Dan and Sam from Southern Discoveries dropped us off at the mouth of Sinbad River sometime after 10am which left us about 1.5 hours to have a look for tawaki in an area that has thus far has not been recognized as a breeding location. However, one the GPS tagged birds last year had spent 3 days over here, so we felt it was worth a look. There were no signs of tawaki in the shore (i.e. poo) or any other indications that the birds may hike up the hill to breed. But since we were here, we scrambled upwards through the thick forest.
Tawaki nests are never easy to find. But lots of windfalls and fern leafs littering the forest floor made it virtually impossible to look for the usual cues for tawaki presence. However, seemingly out of nowhere we came across a rock that had scratch marks from tawaki claws. And then finally, the pipping of a tawaki chick gave away the first nest.

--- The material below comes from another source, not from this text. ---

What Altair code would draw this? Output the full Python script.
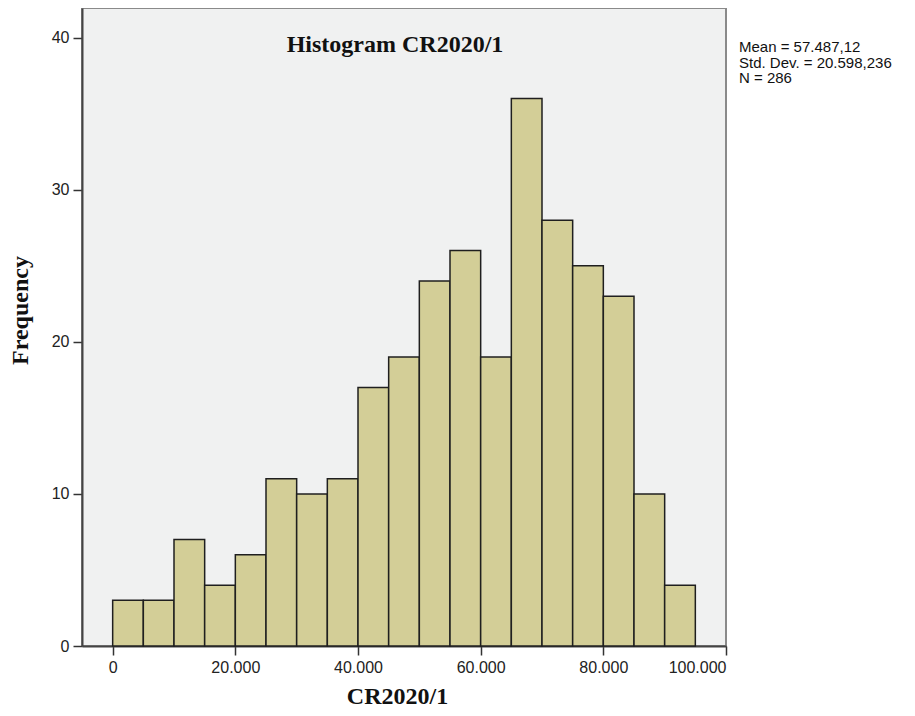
import altair as alt
import pandas as pd

bin_start = [0, 5000, 10000, 15000, 20000, 25000, 30000, 35000, 40000, 45000,
             50000, 55000, 60000, 65000, 70000, 75000, 80000, 85000, 90000]
bin_width = 5000
counts = [3, 3, 7, 4, 6, 11, 10, 11, 17, 19, 24, 26, 19, 36, 28, 25, 23, 10, 4]
x_ticks = [0, 20000, 40000, 60000, 80000, 100000]
y_ticks = [0, 10, 20, 30, 40]
chart_title = "Histogram CR2020/1"
x_title = "CR2020/1"
y_title = "Frequency"
stats_lines = ["Mean = 57.487,12", "Std. Dev. = 20.598,236", "N = 286"]

df = pd.DataFrame({
    "start": bin_start,
    "end": [s + bin_width for s in bin_start],
    "count": counts,
})

W, H = 644, 638

xscale = alt.Scale(domain=[-5000, 100000], nice=False, zero=False)
yscale = alt.Scale(domain=[0, 41.95], nice=False)

bars = alt.Chart(df).mark_bar(
    fill="#D3CE97", stroke="#1f1f1f", strokeWidth=1.5
).encode(
    x=alt.X("start:Q", scale=xscale, axis=alt.Axis(
        values=x_ticks, title=x_title,
        labelExpr="datum.value == 0 ? '0' : replace(format(datum.value / 1000, ',.0f'), ',', '.') + '.000'",
        titleX=315, titleY=57, titleBaseline="alphabetic",
    )),
    x2="end:Q",
    y=alt.Y("count:Q", scale=yscale, axis=alt.Axis(
        values=y_ticks, title=y_title,
        titleX=-62, titleY=302, titleAngle=-90, titleBaseline="middle",
    )),
    y2=alt.datum(0),
)

title_df = pd.DataFrame({"t": [chart_title]})
title_mark = alt.Chart(title_df).mark_text(
    font="Liberation Serif", fontWeight="bold", fontSize=24, color="#111",
    align="center", baseline="alphabetic",
).encode(x=alt.value(313), y=alt.value(44), text="t:N")

stats_df = pd.DataFrame({"t": ["\n".join(stats_lines)]})
stats_mark = alt.Chart(stats_df).mark_text(
    font="Liberation Sans", fontSize=15, color="#111", align="left",
    baseline="alphabetic", lineBreak="\n", lineHeight=15.5,
).encode(x=alt.value(657), y=alt.value(44), text="t:N")

chart = alt.layer(bars, title_mark, stats_mark).properties(
    width=W, height=H,
    autosize=alt.AutoSizeParams(type="none"),
    padding={"left": 74, "top": 0, "right": 180, "bottom": 62},
).configure_view(
    fill="#F0F1F1", stroke="#8a8a8a", strokeWidth=2,
).configure_axis(
    grid=False,
    domainColor="#444", domainWidth=2,
    tickColor="#333", tickWidth=1.5, tickSize=9,
    labelFont="Liberation Sans", labelFontSize=16, labelColor="#222",
    labelPadding=4,
    titleFont="Liberation Serif", titleFontWeight="bold", titleFontSize=24,
    titleColor="#111",
)

chart.save("out.html", embed_options={"renderer": "svg", "actions": False})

Overall we found 9 nests, two of which had failed recently. However, within the limited time we had, it is obvious that there must be quite a few more tawaki nests in Sinbad Gully. It would take a few days of proper searching to get a better idea how many nests the Sinbad colony comprises of. But it’s likely going to be a significant two-digit number.
September 17, 2016 at 8:25 pm
We carried out nest searches and showed a camera team from NHNZ round Jackson Head. Nest numbers appear way down this year with lots of empty nests being guarded by one or two adults. It seems that many birds decided to give this season a miss and just hang out in the breeding area. Could also be that some birds died over the winter migration and left single mates that are now waiting for a partner that will never return. El Niño took a significant hit on the Jackson Head tawaki’s breeding success last year and probably also affected their foraging success during the winter. So it will be interesting to see what the breeders do this season while at sea.